The Emergency Programme proposed five steps:
1. Waiting lists for prescription drugs and other prescription treatments (Heilmittel, which include physiotherapy, acupuncture etc.) except in life threatening or medically essential circumstances
2. Postponement of innovative therapy to the following budget year
3. Radical switching of prescriptions from brand to the cheapest generic
4. Prior authorisation of expensive therapies
5. In the event of budget being exceeded, ‘emergency prescriptions’ to be issued temporarily, for which patients would have to pay out-of pocket and personally claim reimbursement (in Germany, unlike France, patients pay only user charges out of pocket)
Source: Why Ration Healthcare? Page 86
If healthcare costs less in Germany, then why does Germany have to ration?
Healthcare costs less, but we can't give you the medication you need, because we can't afford to buy it.
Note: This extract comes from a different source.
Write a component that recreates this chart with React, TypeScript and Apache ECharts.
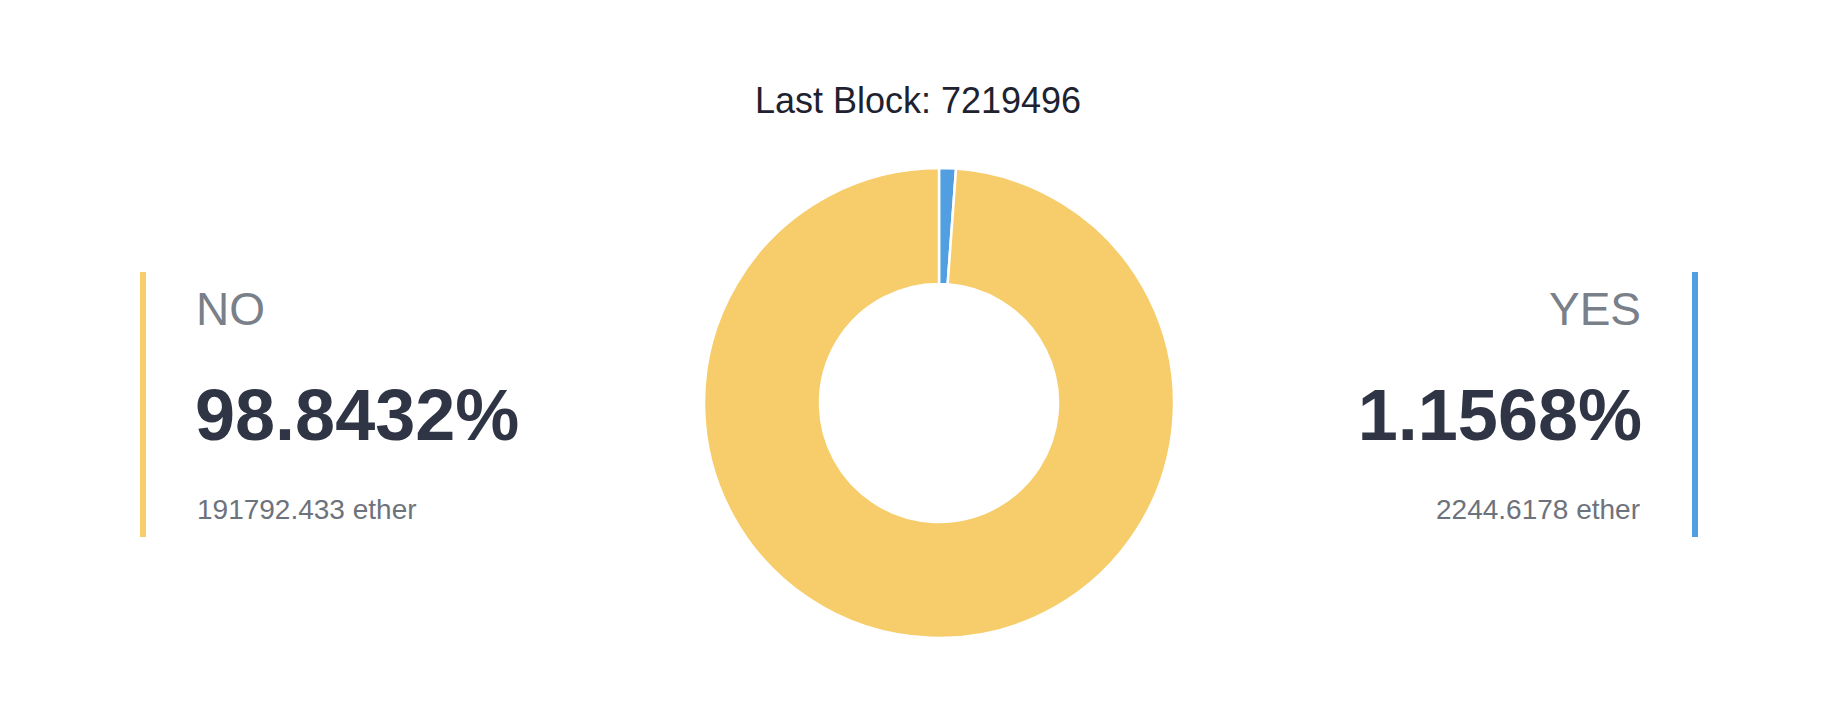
import React, { useEffect, useRef } from "react";
import * as echarts from "echarts";

const titleText = "Last Block: 7219496";
const categories = ["YES", "NO"];
const values = [2244.6178, 191792.433];
const etherLabels = ["2244.6178 ether", "191792.433 ether"];
const colors = ["#519fe1", "#f6cd6a"];

export default function App() {
  const ref = useRef<HTMLDivElement>(null);
  useEffect(() => {
    if (!ref.current) return;
    const chart = echarts.init(ref.current, undefined, { renderer: "svg" });
    const total = values.reduce((a, b) => a + b, 0);
    const pct = values.map((v) => ((v / total) * 100).toFixed(4) + "%");
    const font = "'Liberation Sans', Arial, Helvetica, sans-serif";
    const yesIdx = 0;
    const noIdx = 1;
    chart.setOption({
      animation: false,
      backgroundColor: "#ffffff",
      series: [
        {
          type: "pie",
          center: [939, 403],
          radius: [119, 235],
          startAngle: 90,
          clockwise: true,
          avoidLabelOverlap: false,
          label: { show: false },
          labelLine: { show: false },
          emphasis: { disabled: true },
          itemStyle: { borderColor: "#ffffff", borderWidth: 2.5 },
          data: categories.map((c, i) => ({
            name: c,
            value: values[i],
            itemStyle: { color: colors[i] },
          })),
        },
      ],
      graphic: [
        {
          type: "text",
          style: {
            text: titleText,
            x: 918,
            y: 100,
            align: "center",
            verticalAlign: "middle",
            fontFamily: font,
            fontSize: 36,
            fontWeight: 300,
            fill: "#1e2230",
          },
        },
        // left (NO)
        {
          type: "rect",
          shape: { x: 140, y: 272, width: 6, height: 265 },
          style: { fill: colors[noIdx] },
        },
        {
          type: "text",
          style: {
            text: categories[noIdx],
            x: 196,
            y: 309,
            align: "left",
            verticalAlign: "middle",
            fontFamily: font,
            fontSize: 46,
            fill: "#7a8089",
          },
        },
        {
          type: "text",
          style: {
            text: pct[noIdx],
            x: 195,
            y: 415,
            align: "left",
            verticalAlign: "middle",
            fontFamily: font,
            fontSize: 72,
            fontWeight: "bold",
            fill: "#2f3545",
          },
        },
        {
          type: "text",
          style: {
            text: etherLabels[noIdx],
            x: 197,
            y: 509,
            align: "left",
            verticalAlign: "middle",
            fontFamily: font,
            fontSize: 28,
            fill: "#6d737c",
          },
        },
        // right (YES)
        {
          type: "rect",
          shape: { x: 1692, y: 272, width: 6, height: 265 },
          style: { fill: colors[yesIdx] },
        },
        {
          type: "text",
          style: {
            text: categories[yesIdx],
            x: 1641,
            y: 309,
            align: "right",
            verticalAlign: "middle",
            fontFamily: font,
            fontSize: 46,
            fill: "#7a8089",
          },
        },
        {
          type: "text",
          style: {
            text: pct[yesIdx],
            x: 1642,
            y: 415,
            align: "right",
            verticalAlign: "middle",
            fontFamily: font,
            fontSize: 72,
            fontWeight: "bold",
            fill: "#2f3545",
          },
        },
        {
          type: "text",
          style: {
            text: etherLabels[yesIdx],
            x: 1640,
            y: 509,
            align: "right",
            verticalAlign: "middle",
            fontFamily: font,
            fontSize: 28,
            fill: "#6d737c",
          },
        },
      ],
    });
    return () => chart.dispose();
  }, []);
  return (
    <div
      ref={ref}
      style={{ position: "fixed", left: 0, top: 0, width: 1822, height: 716, background: "#fff" }}
    />
  );
}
yes we spend a lot on healthcare...but we also have the BEST RECORDS of health.........
our outcomes (diagnosis and TREATMENT, and RECOVERY) is some of the BEST in the world
a) we
rank in the top 10 of RECOVERY from cancer
b)American women have a 63 percent chance of living at least five years after a cancer diagnosis, compared to 56 percent for European women.
c)American men have a five-year survival rate of 66 percent — compared to only 47 percent for European men.
d)Among European countries, only Sweden has an overall survival rate for men of more than 60 percent.
e)For women, only three European countries (Sweden, Belgium and Switzerland) have an overall survival rate of more than 60 percent.
those(b-e) figures reflect the care available to all Americans, not just those with private health coverage. Great Britain, known for its 50-year-old government-run, universal health care system, fares worse than the European average: British men have a five-year survival rate of only 45 percent; women, only 53 percent.